--- Start ---

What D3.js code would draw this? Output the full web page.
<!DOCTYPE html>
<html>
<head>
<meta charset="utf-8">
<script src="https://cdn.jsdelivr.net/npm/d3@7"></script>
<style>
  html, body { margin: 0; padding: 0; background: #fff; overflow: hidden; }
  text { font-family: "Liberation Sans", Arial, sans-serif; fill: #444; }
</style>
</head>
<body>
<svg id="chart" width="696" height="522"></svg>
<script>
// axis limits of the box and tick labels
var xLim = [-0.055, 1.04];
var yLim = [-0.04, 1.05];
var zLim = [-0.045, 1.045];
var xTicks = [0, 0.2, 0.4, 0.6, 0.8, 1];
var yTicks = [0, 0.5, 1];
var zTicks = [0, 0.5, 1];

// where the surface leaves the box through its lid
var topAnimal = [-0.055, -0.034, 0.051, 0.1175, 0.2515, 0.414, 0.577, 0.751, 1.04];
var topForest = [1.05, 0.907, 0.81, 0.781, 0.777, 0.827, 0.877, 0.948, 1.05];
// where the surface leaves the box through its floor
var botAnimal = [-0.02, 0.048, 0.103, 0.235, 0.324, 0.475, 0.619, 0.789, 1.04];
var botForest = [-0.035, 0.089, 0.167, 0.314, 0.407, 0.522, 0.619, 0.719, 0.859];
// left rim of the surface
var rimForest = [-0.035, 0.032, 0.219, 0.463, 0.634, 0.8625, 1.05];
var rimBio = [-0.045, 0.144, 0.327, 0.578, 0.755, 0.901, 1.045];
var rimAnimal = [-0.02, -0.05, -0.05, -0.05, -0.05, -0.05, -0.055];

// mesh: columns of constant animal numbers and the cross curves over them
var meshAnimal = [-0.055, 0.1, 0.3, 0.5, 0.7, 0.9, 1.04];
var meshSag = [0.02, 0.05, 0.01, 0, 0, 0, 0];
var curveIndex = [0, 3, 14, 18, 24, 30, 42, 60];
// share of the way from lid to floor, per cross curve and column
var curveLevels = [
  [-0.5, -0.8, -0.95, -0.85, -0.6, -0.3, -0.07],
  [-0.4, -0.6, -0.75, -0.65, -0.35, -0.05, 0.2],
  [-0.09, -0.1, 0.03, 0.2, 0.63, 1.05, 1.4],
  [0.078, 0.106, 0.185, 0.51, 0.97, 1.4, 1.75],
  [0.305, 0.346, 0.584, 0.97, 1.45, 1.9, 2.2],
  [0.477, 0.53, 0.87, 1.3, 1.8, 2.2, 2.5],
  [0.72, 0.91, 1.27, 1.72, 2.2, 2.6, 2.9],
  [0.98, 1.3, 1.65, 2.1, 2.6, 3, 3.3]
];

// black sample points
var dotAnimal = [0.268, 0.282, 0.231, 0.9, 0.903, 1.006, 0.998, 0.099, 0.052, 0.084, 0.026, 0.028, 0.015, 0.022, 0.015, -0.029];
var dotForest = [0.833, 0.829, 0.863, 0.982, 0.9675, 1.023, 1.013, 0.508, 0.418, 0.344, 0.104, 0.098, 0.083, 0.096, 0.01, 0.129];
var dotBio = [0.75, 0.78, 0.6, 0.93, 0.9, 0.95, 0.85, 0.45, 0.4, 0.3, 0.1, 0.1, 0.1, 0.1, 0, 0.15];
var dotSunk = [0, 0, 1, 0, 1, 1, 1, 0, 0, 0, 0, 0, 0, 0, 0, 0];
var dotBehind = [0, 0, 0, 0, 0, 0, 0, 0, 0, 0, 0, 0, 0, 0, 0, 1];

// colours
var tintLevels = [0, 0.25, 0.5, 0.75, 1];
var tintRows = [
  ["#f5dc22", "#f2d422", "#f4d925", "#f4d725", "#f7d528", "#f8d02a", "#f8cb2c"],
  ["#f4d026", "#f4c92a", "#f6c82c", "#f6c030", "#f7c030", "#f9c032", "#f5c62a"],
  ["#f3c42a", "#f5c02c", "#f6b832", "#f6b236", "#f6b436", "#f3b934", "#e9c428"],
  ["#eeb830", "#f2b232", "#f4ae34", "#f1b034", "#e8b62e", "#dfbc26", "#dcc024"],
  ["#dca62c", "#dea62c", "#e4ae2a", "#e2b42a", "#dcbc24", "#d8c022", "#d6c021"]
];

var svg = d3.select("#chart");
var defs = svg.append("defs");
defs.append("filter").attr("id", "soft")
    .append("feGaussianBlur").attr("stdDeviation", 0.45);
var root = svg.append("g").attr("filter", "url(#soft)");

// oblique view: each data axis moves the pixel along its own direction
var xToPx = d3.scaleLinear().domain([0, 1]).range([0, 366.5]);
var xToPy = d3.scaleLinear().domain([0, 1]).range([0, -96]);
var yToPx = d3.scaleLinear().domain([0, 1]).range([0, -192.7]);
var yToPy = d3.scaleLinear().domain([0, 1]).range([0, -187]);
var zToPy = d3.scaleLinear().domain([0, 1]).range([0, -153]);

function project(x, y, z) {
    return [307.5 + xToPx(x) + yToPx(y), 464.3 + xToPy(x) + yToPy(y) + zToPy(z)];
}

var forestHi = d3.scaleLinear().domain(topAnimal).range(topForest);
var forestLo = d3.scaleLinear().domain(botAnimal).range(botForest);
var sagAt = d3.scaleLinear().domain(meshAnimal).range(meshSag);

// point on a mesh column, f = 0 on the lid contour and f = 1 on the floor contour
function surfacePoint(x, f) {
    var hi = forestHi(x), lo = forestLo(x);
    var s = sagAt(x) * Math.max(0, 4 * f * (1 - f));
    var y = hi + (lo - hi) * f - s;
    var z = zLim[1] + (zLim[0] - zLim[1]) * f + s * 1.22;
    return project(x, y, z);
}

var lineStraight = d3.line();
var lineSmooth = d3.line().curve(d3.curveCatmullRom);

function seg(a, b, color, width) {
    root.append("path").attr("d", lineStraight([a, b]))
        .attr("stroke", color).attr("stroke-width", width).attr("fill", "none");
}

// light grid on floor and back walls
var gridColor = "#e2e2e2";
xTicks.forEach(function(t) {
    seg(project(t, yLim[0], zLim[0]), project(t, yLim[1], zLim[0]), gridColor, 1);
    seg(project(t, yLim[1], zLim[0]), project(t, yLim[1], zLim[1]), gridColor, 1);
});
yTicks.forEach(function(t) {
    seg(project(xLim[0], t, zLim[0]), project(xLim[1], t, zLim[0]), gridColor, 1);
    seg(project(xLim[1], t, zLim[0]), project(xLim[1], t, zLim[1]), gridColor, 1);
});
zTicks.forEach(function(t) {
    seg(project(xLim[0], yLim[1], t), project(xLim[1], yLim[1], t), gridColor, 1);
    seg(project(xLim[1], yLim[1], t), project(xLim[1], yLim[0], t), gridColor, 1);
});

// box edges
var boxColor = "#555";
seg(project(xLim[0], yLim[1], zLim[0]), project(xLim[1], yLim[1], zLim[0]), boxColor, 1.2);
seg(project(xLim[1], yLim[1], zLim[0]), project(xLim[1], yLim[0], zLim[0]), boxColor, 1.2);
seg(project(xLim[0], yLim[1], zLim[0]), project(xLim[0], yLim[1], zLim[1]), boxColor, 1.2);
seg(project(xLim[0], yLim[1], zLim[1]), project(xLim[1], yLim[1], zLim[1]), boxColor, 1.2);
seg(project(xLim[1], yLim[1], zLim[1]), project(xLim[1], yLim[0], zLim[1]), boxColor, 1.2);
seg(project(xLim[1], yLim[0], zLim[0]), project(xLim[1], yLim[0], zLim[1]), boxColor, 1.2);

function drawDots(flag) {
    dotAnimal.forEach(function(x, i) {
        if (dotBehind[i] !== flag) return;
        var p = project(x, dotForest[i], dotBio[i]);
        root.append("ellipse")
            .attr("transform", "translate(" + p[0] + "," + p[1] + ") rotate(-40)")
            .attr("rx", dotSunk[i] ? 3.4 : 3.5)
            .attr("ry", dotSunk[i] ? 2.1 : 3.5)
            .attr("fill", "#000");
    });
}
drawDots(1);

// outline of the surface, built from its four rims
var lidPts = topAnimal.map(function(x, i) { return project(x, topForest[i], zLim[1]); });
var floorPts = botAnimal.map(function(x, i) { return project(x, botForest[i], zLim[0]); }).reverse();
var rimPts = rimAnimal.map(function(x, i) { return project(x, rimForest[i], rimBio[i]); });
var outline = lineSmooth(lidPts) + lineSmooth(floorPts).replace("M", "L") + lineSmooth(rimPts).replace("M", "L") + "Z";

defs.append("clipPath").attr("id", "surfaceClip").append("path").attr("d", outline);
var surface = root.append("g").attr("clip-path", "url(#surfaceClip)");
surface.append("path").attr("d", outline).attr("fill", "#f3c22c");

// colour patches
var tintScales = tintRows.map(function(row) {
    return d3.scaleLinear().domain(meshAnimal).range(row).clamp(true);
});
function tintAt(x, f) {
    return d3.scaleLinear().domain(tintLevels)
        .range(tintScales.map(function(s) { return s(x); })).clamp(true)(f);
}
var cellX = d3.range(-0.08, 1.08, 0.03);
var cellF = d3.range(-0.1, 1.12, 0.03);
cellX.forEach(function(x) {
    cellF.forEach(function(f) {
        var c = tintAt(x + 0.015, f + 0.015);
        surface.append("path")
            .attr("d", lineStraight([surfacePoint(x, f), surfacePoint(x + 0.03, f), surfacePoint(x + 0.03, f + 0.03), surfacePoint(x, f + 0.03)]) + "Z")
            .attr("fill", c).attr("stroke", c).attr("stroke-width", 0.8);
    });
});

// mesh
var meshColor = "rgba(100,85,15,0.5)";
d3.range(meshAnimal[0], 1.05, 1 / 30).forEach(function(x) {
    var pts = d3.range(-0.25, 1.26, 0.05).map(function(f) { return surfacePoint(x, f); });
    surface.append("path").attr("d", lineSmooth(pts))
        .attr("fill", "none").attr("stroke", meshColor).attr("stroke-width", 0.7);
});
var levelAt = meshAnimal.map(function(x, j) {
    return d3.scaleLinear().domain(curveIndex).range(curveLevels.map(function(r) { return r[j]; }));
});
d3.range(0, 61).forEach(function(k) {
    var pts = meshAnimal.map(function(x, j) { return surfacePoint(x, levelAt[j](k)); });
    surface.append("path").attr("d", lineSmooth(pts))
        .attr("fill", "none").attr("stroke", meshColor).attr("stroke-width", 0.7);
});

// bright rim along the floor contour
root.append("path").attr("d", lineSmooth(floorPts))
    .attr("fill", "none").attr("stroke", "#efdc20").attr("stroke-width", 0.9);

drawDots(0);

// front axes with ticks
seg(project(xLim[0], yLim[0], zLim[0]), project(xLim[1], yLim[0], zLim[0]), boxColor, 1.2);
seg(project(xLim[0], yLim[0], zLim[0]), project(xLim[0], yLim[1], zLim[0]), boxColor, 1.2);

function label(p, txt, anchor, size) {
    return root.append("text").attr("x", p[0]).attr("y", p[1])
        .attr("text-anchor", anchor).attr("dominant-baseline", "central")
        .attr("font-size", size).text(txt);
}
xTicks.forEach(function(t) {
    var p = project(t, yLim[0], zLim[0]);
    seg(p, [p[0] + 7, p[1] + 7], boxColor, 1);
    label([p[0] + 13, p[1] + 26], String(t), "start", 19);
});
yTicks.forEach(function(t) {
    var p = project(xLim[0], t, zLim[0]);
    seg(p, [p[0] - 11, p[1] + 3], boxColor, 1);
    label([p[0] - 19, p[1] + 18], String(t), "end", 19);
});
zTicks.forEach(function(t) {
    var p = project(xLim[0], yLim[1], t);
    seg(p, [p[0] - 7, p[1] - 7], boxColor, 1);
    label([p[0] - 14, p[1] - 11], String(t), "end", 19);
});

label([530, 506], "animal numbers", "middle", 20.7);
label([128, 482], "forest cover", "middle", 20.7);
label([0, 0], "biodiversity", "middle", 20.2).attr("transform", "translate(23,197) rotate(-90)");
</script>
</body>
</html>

--- End ---

» Set problem
Starting at the first line of the material above, reproduce each line exactly up to and including the line with "-0.05, -0.05, -0.055];".

» Task result
What D3.js code would draw this? Output the full web page.
<!DOCTYPE html>
<html>
<head>
<meta charset="utf-8">
<script src="https://cdn.jsdelivr.net/npm/d3@7"></script>
<style>
  html, body { margin: 0; padding: 0; background: #fff; overflow: hidden; }
  text { font-family: "Liberation Sans", Arial, sans-serif; fill: #444; }
</style>
</head>
<body>
<svg id="chart" width="696" height="522"></svg>
<script>
// axis limits of the box and tick labels
var xLim = [-0.055, 1.04];
var yLim = [-0.04, 1.05];
var zLim = [-0.045, 1.045];
var xTicks = [0, 0.2, 0.4, 0.6, 0.8, 1];
var yTicks = [0, 0.5, 1];
var zTicks = [0, 0.5, 1];

// where the surface leaves the box through its lid
var topAnimal = [-0.055, -0.034, 0.051, 0.1175, 0.2515, 0.414, 0.577, 0.751, 1.04];
var topForest = [1.05, 0.907, 0.81, 0.781, 0.777, 0.827, 0.877, 0.948, 1.05];
// where the surface leaves the box through its floor
var botAnimal = [-0.02, 0.048, 0.103, 0.235, 0.324, 0.475, 0.619, 0.789, 1.04];
var botForest = [-0.035, 0.089, 0.167, 0.314, 0.407, 0.522, 0.619, 0.719, 0.859];
// left rim of the surface
var rimForest = [-0.035, 0.032, 0.219, 0.463, 0.634, 0.8625, 1.05];
var rimBio = [-0.045, 0.144, 0.327, 0.578, 0.755, 0.901, 1.045];
var rimAnimal = [-0.02, -0.05, -0.05, -0.05, -0.05, -0.05, -0.055];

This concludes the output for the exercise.